### Short problem
Reproduce the listing below exactly, beginning with its first line and ending with the line that holds "304, 335, 365]"; pictures are not part of the copy.

### Given data

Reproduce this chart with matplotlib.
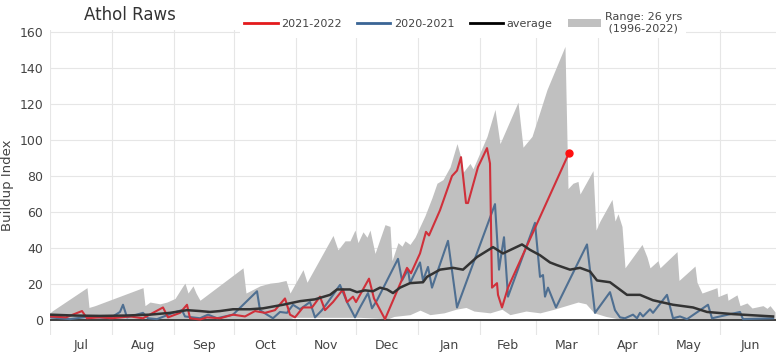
import matplotlib
matplotlib.use("Agg")
from matplotlib import pyplot as plt
from matplotlib.patches import Patch
from matplotlib.lines import Line2D

# days counted from Jul 1
months = ["Jul", "Aug", "Sep", "Oct", "Nov", "Dec", "Jan", "Feb", "Mar", "Apr", "May", "Jun"]
month_start = [0, 31, 62, 92, 123, 153, 184, 215, 243, 274, 304, 335, 365]

# range band, max over the record
hi_days = [0, 1, 18.5, 19.5, 22.5, 46.5, 47.5, 50, 55, 58.5, 62.5, 66.5, 67.5, 69, 71.5, 73, 75,
           96.5, 98, 101.5, 105, 110, 114, 118, 120, 126.5, 128.5, 141.5, 144, 147.5, 150, 152.5,
           154, 156.5, 158.5, 160, 162.5, 167.5, 170, 171, 174, 176, 177.5, 180, 182.5, 187.5,
           191, 193.5, 196.5, 200, 203.5, 205, 206.5, 210, 211.5, 215, 218.5, 222.5, 225, 234,
           236.5, 241, 248.5, 257.5, 259, 261.5, 264, 265, 271.5, 273, 275, 281, 282.5, 284, 286,
           287.5, 296, 298.5, 300, 304, 305, 313.5, 314.5, 322.5, 323.5, 326, 333.5, 334, 338.5,
           339, 343.5, 345, 348.5, 351, 356.5, 358.5, 360, 362.5]
hi_vals = [4, 5, 18, 7, 8, 18, 8, 10, 9, 10, 12, 19, 20.5, 15, 19, 15, 11,
           29, 15, 17, 19, 20.5, 21, 22, 15, 28, 21, 47, 39, 44, 44, 50,
           43, 49, 46, 50, 37, 53, 52, 33, 43, 41, 44, 42, 46, 58,
           68, 76, 78, 85, 98, 92, 82, 87, 84, 93, 102, 117, 98, 121,
           96, 102, 128, 152, 73, 76, 77, 70, 83, 50, 55, 67, 55, 59, 52,
           29, 42, 35, 29, 33, 29, 38, 22, 30, 21, 15, 18, 13, 15,
           11, 14, 8, 9.5, 6.7, 8, 6.5, 8, 4.5]

# range band, min over the record
lo_days = [0, 118, 122, 155, 165, 168, 172, 180, 185, 190, 197, 203, 208, 212, 220, 226, 230,
           238, 245, 252, 258, 264, 268, 272, 278, 285, 290, 363]
lo_vals = [0, 0, 1.5, 1.5, 1, 0.3, 2, 3, 5.5, 3, 4, 6, 7, 5, 4, 6, 3,
           5, 4, 6, 8, 10, 9, 4, 2, 0.5, 0, 0]

# 2021-2022 season (stops mid March)
cur_days = [0, 8, 16, 18.5, 25, 31, 40, 46.5, 56.5, 59, 65, 68.5, 70, 75, 78.5, 85, 91.5, 97.5,
            102.5, 107.5, 112.5, 117.5, 120, 122.5, 126.5, 131, 135, 137.5, 141.5, 146.5, 148.5,
            151.5, 153, 155, 159.5, 162, 167.5, 178.5, 180.5, 185, 188, 189.5, 195, 201, 203.5,
            205.5, 208, 209, 214, 218.5, 220, 221, 223.5, 224, 226, 229, 259.5]
cur_vals = [2, 1.5, 5, 1, 1.5, 1, 2, 1, 7, 1.5, 4, 8.5, 1, 0.3, 1.5, 1, 3, 2,
            5, 4, 5.5, 12, 3, 1.5, 7, 7, 13, 5.5, 10, 17, 10,
            13, 10, 14, 23, 12, 0.5, 29, 26, 37, 49, 47, 61, 80, 83,
            90.5, 65, 65, 85, 95.5, 87, 18, 20.5, 14, 7, 18, 92.8]

# 2020-2021 season
prev_days = [0, 10, 20, 30, 35, 36.5, 38.5, 46.5, 49, 53.5, 61.5, 66, 67.5, 75, 79, 83.5, 91.5,
             103.5, 105, 108.5, 111.5, 115, 118.5, 121.5, 125, 130, 132.5, 136, 139, 145, 148.5,
             152.5, 155, 159, 161, 163.5, 174, 176, 179, 180, 185, 186.5, 189, 191, 199, 203.5,
             222.5, 224.5, 226, 227, 229, 242.5, 245, 246.5, 247.5, 249, 253, 268.5, 272.5, 280,
             282.5, 285, 287.5, 291.5, 293.5, 295, 296.5, 300, 301.5, 305, 308.5, 311.5, 315,
             318.5, 329, 331, 345, 346.5, 361.5]
prev_vals = [1.5, 0.5, 2, 1, 4.5, 8.5, 1.5, 4, 1, 0.5, 4, 5.5, 2, 1, 3, 1, 3,
             16, 5.5, 3, 1, 4.5, 4, 8.5, 6, 10, 1.5, 5.5, 10, 19.5, 10,
             1.5, 7, 15, 6.5, 11, 34, 22, 28, 20.5, 32, 22, 29.5, 18, 44, 7,
             64.4, 28, 39, 46, 13, 54, 24, 25, 13, 18, 7, 42, 4, 15.5,
             5.5, 1.5, 1, 3, 1, 4, 2, 6, 4, 9, 14, 1, 2,
             0.5, 8.5, 1, 4.5, 0.5, 1]

# average over the record
avg_days = [0, 12.5, 25, 37.5, 50, 60, 68.5, 75, 80, 85, 91.5, 100, 106.5, 116.5, 125, 132.5,
            140, 143.5, 150, 153.5, 157.5, 161.5, 165, 168.5, 171.5, 175, 180, 186.5, 188.5,
            195, 201.5, 206.5, 213.5, 221.5, 226.5, 236, 240, 245, 250, 253.5, 260, 265, 270,
            273.5, 280, 288.5, 295, 301.5, 311.5, 321.5, 328.5, 341.5, 361.5]
avg_vals = [3, 2.5, 2.3, 2.5, 3, 4, 5.5, 5, 4.5, 5, 6, 6, 6.5, 8.5, 10.5, 11.5,
            14, 17, 17, 15.5, 16.5, 16, 18, 17, 15, 18, 20.5, 21, 24,
            28, 29, 28, 35, 40.5, 37, 42, 39, 36, 32, 30.5, 28, 29, 27,
            22, 21, 14, 14, 11, 8.5, 7, 4.5, 3.3, 2]

red = "#d0303a"
blue = "#4f6f91"
dark = "#333333"
band = "#c0c0c0"
txt = "#444444"

fig = plt.figure(figsize=(7.8, 3.55), dpi=100)
ax = fig.add_axes([50 / 780, 20 / 355, 726 / 780, 305 / 355])

ax.fill_between(hi_days, hi_vals, 0, color=band, lw=0, zorder=1)
ax.fill_between(lo_days, lo_vals, 0, color="white", lw=0, zorder=1.1)
ax.axhline(0, color=dark, lw=1.3, zorder=1.2)
ax.plot(prev_days, prev_vals, color=blue, lw=1.5, zorder=3)
ax.plot(cur_days, cur_vals, color=red, lw=1.5, zorder=4)
ax.plot(avg_days, avg_vals, color=dark, lw=1.8, zorder=5)
ax.plot(cur_days[-1], cur_vals[-1], "o", color="#ff1010", ms=5, zorder=6)

ax.set_xlim(0, 363)
ax.set_ylim(-8.3, 161.1)
ax.set_yticks(range(0, 161, 20))
ax.set_xticks(month_start[:-1])
ax.set_xticks([(a + b) / 2 for a, b in zip(month_start[:-1], month_start[1:])], minor=True)
ax.set_xticklabels([])
ax.set_xticklabels(months, minor=True)
ax.tick_params(axis="both", which="both", length=0, labelsize=9, labelcolor=txt)
ax.tick_params(axis="y", pad=5)
ax.tick_params(axis="x", which="minor", pad=3)
ax.grid(True, which="major", color="#e6e6e6", lw=0.8, zorder=0)
ax.set_axisbelow(True)
for sp in ax.spines.values():
    sp.set_visible(False)

fig.text(8 / 780, 1 - 185 / 355, "Buildup Index", rotation=90, ha="center", va="center",
         fontsize=9.5, color=txt)
fig.text(130 / 780, 1 - 15 / 355, "Athol Raws", ha="center", va="center",
         fontsize=12, color="#333333")

handles = [Line2D([], [], color="#e31a1c", lw=2),
           Line2D([], [], color="#3a6595", lw=2),
           Line2D([], [], color="black", lw=2),
           Patch(facecolor=band, edgecolor="none")]
labels = ["2021-2022", "2020-2021", "average", "Range: 26 yrs\n (1996-2022)"]
leg = fig.legend(handles, labels, loc="center", bbox_to_anchor=(463 / 780, 1 - 23 / 355),
                 ncol=4, fontsize=8, frameon=True, facecolor="white", edgecolor="none",
                 framealpha=1, fancybox=False, handlelength=3.0, handletextpad=0.3,
                 columnspacing=1.4, borderpad=0.35)
for t in leg.get_texts():
    t.set_color(txt)

fig.savefig("out.png", dpi=100)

### Exercise solution
Reproduce this chart with matplotlib.
import matplotlib
matplotlib.use("Agg")
from matplotlib import pyplot as plt
from matplotlib.patches import Patch
from matplotlib.lines import Line2D

# days counted from Jul 1
months = ["Jul", "Aug", "Sep", "Oct", "Nov", "Dec", "Jan", "Feb", "Mar", "Apr", "May", "Jun"]
month_start = [0, 31, 62, 92, 123, 153, 184, 215, 243, 274, 304, 335, 365]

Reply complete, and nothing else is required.